14.4 DNA Replication in Prokaryotes

DNA Replication in Prokaryotes

DNA replication is how a prokaryotic cell copies its entire genome before dividing. Understanding this process is central to genetics because errors here can lead to mutations, and the enzymes involved show up repeatedly in molecular biology topics like PCR and genetic engineering.

Prokaryotic replication starts at a single origin of replication and moves outward in both directions. Three main phases drive the process: initiation, elongation, and termination. Each phase depends on a specific set of enzymes and proteins working in coordination.

DNA Structure Review

Before diving into replication, a quick refresher on DNA structure helps the steps make sense.

• DNA is made of nucleotides, each containing a deoxyribose sugar, a phosphate group, and a nitrogenous base.
• The two strands of the double helix are antiparallel, meaning one runs 5' to 3' while the other runs 3' to 5'. This has major consequences for how replication works on each strand.
• Replication follows the semiconservative model: each new double helix contains one original (template) strand and one newly synthesized strand. This was demonstrated by the Meselson-Stahl experiment.

Steps of Prokaryotic DNA Replication

1. Initiation

• Replication begins at a specific sequence called the origin of replication (oriC).
• Initiator proteins (DnaA in E. coli) recognize and bind to oriC, causing the double helix to separate locally.
• This opening creates two replication forks that will move in opposite directions, making replication bidirectional.

2. Elongation

This is where the bulk of DNA synthesis happens. Multiple enzymes coordinate at each replication fork:

1. DNA helicase unwinds the double helix ahead of the fork by breaking hydrogen bonds between base pairs.

2. Single-strand binding proteins (SSBs) coat the exposed single strands, preventing them from snapping back together or forming secondary structures like hairpins.

3. Topoisomerase (gyrase) works ahead of helicase to relieve the torsional strain that builds up as the helix unwinds. Without it, the DNA ahead of the fork would become impossibly overwound.

4. Primase synthesizes short RNA primers (about 8–12 nucleotides long) complementary to the template strand. These primers are necessary because DNA polymerase III cannot start a new strand from scratch; it can only add nucleotides to an existing 3' end.

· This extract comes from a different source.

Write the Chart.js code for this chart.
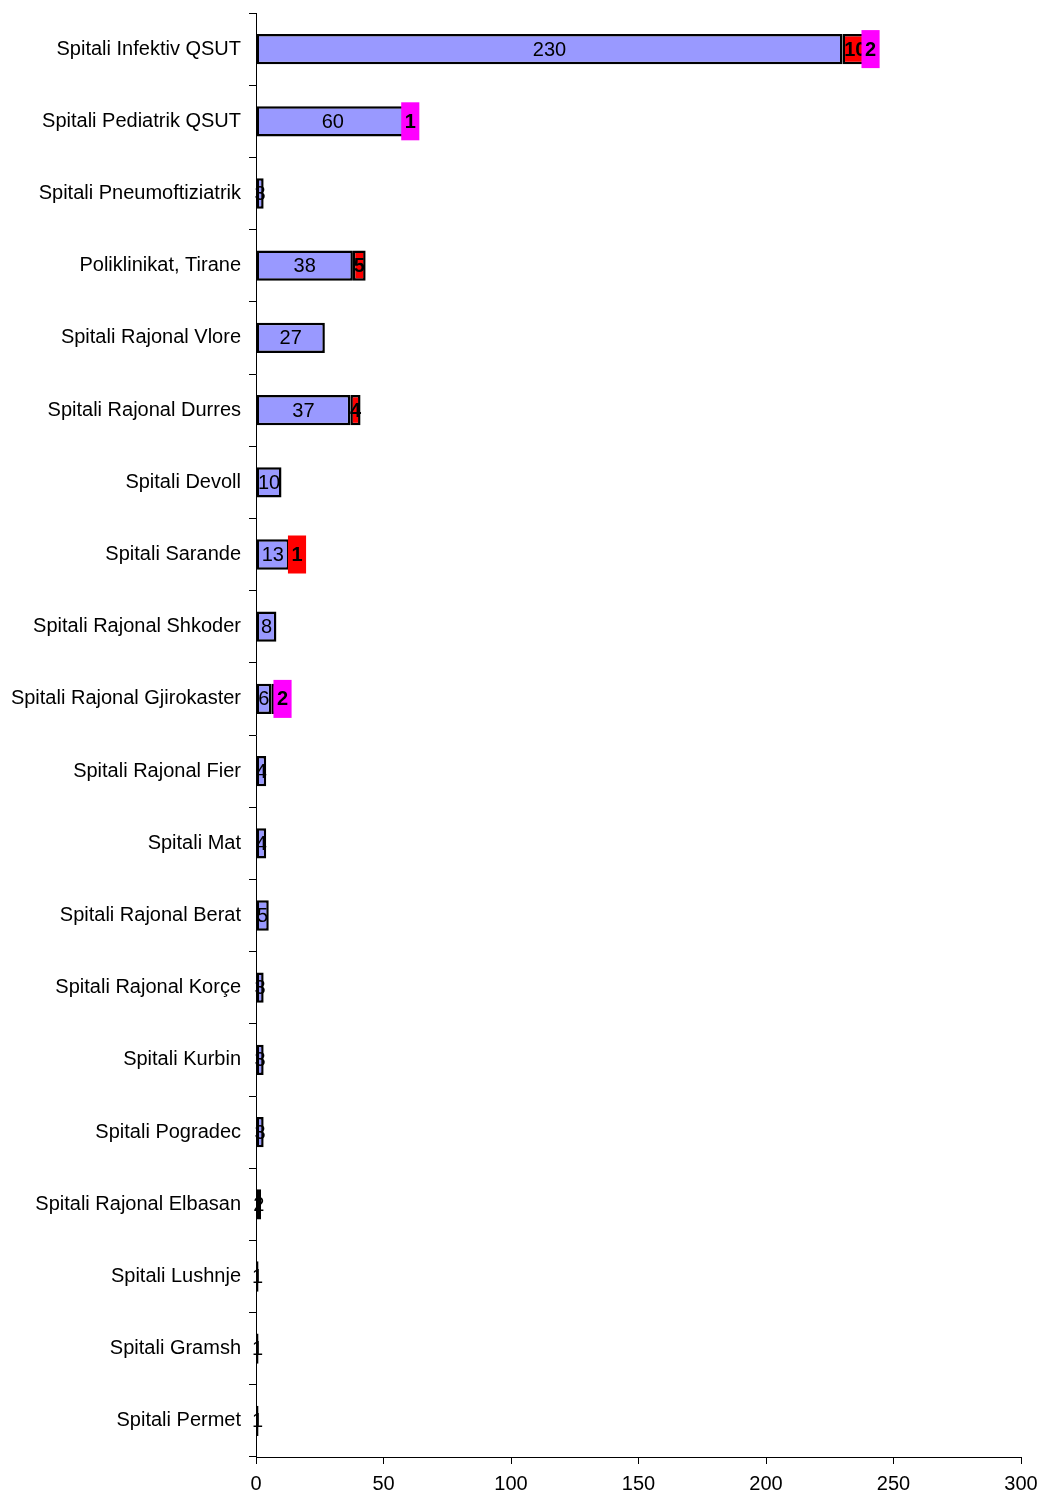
<!DOCTYPE html>
<html>
<head>
<meta charset="utf-8">
<script src="https://cdn.jsdelivr.net/npm/chart.js@4/dist/chart.umd.min.js"></script>
<style>
  body { margin: 0; background: #fff; }
  #wrap { width: 1040px; height: 1497px; position: relative; }
</style>
</head>
<body>
<div id="wrap"><canvas id="hospitalChart"></canvas></div>
<script>
// Kategoritë (spitalet)
const categories = [
    'Spitali Infektiv QSUT', 'Spitali Pediatrik QSUT', 'Spitali Pneumoftiziatrik',
    'Poliklinikat, Tirane', 'Spitali Rajonal Vlore', 'Spitali Rajonal Durres',
    'Spitali Devoll', 'Spitali Sarande', 'Spitali Rajonal Shkoder',
    'Spitali Rajonal Gjirokaster', 'Spitali Rajonal Fier', 'Spitali Mat',
    'Spitali Rajonal Berat', 'Spitali Rajonal Korçe', 'Spitali Kurbin',
    'Spitali Pogradec', 'Spitali Rajonal Elbasan', 'Spitali Lushnje',
    'Spitali Gramsh', 'Spitali Permet'
];

// Seritë
const seriesBlue = [230, 60, 3, 38, 27, 37, 10, 13, 8, 6, 4, 4, 5, 3, 3, 3, 2, 1, 1, 1];
const seriesRed = [10, null, null, 5, null, 4, null, 1, null, null, null, null, null, null, null, null, null, null, null, null];
const seriesMagenta = [2, 1, null, null, null, null, null, null, null, 2, null, null, null, null, null, null, null, null, null, null];

const xTicks = [0, 50, 100, 150, 200, 250, 300];

const FONT = '"Liberation Sans", Arial, Helvetica, sans-serif';

// Etiketat e vlerave mbi shtyllat
const barLabels = {
    id: 'barLabels',
    afterDatasetsDraw(chart) {
        const ctx = chart.ctx;
        ctx.save();
        ctx.textBaseline = 'middle';
        ctx.textAlign = 'center';
        const blueRight = [];
        chart.data.datasets.forEach((ds, di) => {
            const meta = chart.getDatasetMeta(di);
            meta.data.forEach((bar, i) => {
                const v = ds.data[i];
                if (v === null || v === undefined) return;
                const start = Math.min(bar.base, bar.x);
                const end = Math.max(bar.base, bar.x);
                const cx = (start + end) / 2;
                const txt = String(v);
                if (di === 0) {
                    ctx.font = '20px ' + FONT;
                    const w = ctx.measureText(txt).width;
                    blueRight[i] = cx + w / 2;
                    ctx.fillStyle = '#000';
                    ctx.fillText(txt, cx, bar.y + 1);
                    return;
                }
                ctx.font = 'bold 20px ' + FONT;
                const w = ctx.measureText(txt).width;
                if (end - start >= w * 0.8) {
                    ctx.fillStyle = '#000';
                    ctx.fillText(txt, cx, bar.y + 1);
                    return;
                }
                // etiketa nuk hyn: kuti me ngjyrën e serisë
                const bw = w + 7;
                let left = cx - bw / 2;
                if (di === 1 || seriesRed[i] === null) {
                    if (blueRight[i] !== undefined) left = Math.max(left, blueRight[i] + 4);
                }
                ctx.fillStyle = ds.backgroundColor;
                ctx.fillRect(left, bar.y - 19, bw, 38);
                ctx.fillStyle = '#000';
                ctx.fillText(txt, left + bw / 2, bar.y + 1);
            });
        });
        ctx.restore();
    }
};

const hospitalChart = new Chart(document.getElementById('hospitalChart'), {
    type: 'bar',
    data: {
        labels: categories,
        datasets: [
            { data: seriesBlue, backgroundColor: '#9999FF' },
            { data: seriesRed, backgroundColor: '#FF0000' },
            { data: seriesMagenta, backgroundColor: '#FF00FF' }
        ].map(d => Object.assign(d, {
            borderColor: '#000',
            borderWidth: 2.5,
            borderSkipped: false,
            barPercentage: 0.42,
            categoryPercentage: 1
        }))
    },
    options: {
        indexAxis: 'y',
        responsive: true,
        maintainAspectRatio: false,
        animation: false,
        layout: { padding: { left: 10, right: 19, top: 13, bottom: 0 } },
        plugins: {
            legend: { display: false },
            tooltip: { enabled: false }
        },
        scales: {
            x: {
                stacked: true,
                min: 0,
                max: 300,
                afterBuildTicks(scale) {
                    scale.ticks = xTicks.map(v => ({ value: v }));
                },
                afterFit(scale) {
                    scale.height = 40;
                    scale.paddingLeft = 0;
                    scale.paddingRight = 0;
                },
                grid: {
                    drawOnChartArea: false,
                    color: '#000',
                    tickLength: 7
                },
                border: { color: '#000', width: 1 },
                ticks: {
                    color: '#000',
                    padding: 8,
                    maxRotation: 0,
                    font: { family: FONT, size: 20 }
                }
            },
            y: {
                stacked: true,
                afterFit(scale) {
                    scale.width = 246;
                    scale.paddingTop = 0;
                    scale.paddingBottom = 0;
                },
                grid: {
                    drawOnChartArea: false,
                    color: '#000',
                    tickLength: 7,
                    offset: true
                },
                border: { color: '#000', width: 1 },
                ticks: {
                    color: '#000',
                    padding: 8,
                    autoSkip: false,
                    font: { family: FONT, size: 20 }
                }
            }
        }
    },
    plugins: [barLabels]
});
</script>
</body>
</html>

5. DNA polymerase III extends from each primer, synthesizing new DNA in the 5' to 3' direction only. This creates an asymmetry at the fork:

   • Leading strand: The template runs 3' to 5', so Pol III can follow the fork continuously with a single primer.
   • Lagging strand: The template runs 5' to 3', so Pol III must work away from the fork in short segments called Okazaki fragments (roughly 1,000–2,000 nucleotides each). Each fragment needs its own RNA primer.

6. DNA polymerase I removes the RNA primers and replaces them with DNA nucleotides, filling the gaps.

7. DNA ligase seals the remaining nicks by forming phosphodiester bonds between adjacent Okazaki fragments, producing a continuous strand.

3. Termination

• The two replication forks eventually meet at the termination region on the opposite side of the circular chromosome.
• Specific termination (Ter) sequences and Tus proteins help stall the forks so they don't overshoot.
• Topoisomerases resolve any remaining supercoiling or interlinking of the two daughter chromosomes so they can be separated during cell division.

Key Enzymes in DNA Replication

Why DNA Polymerase Needs a Primer

This is a point that trips students up. DNA polymerase III is powerful, but it has a limitation: it can only add nucleotides to an existing strand. It cannot place the very first nucleotide on a bare template. That's why primase must lay down a short RNA primer first. Once that 3'-OH end exists, Pol III takes over. Later, Pol I swaps the RNA for DNA so the final product is pure DNA.

Leading vs. Lagging Strand

The antiparallel nature of DNA forces replication to work differently on each strand:

• Leading strand: Synthesized continuously toward the fork. Only one primer is needed. This is the simpler side.
• Lagging strand: Synthesized in pieces (Okazaki fragments) moving away from the fork. Each fragment requires a separate primer, and DNA ligase must stitch them together afterward.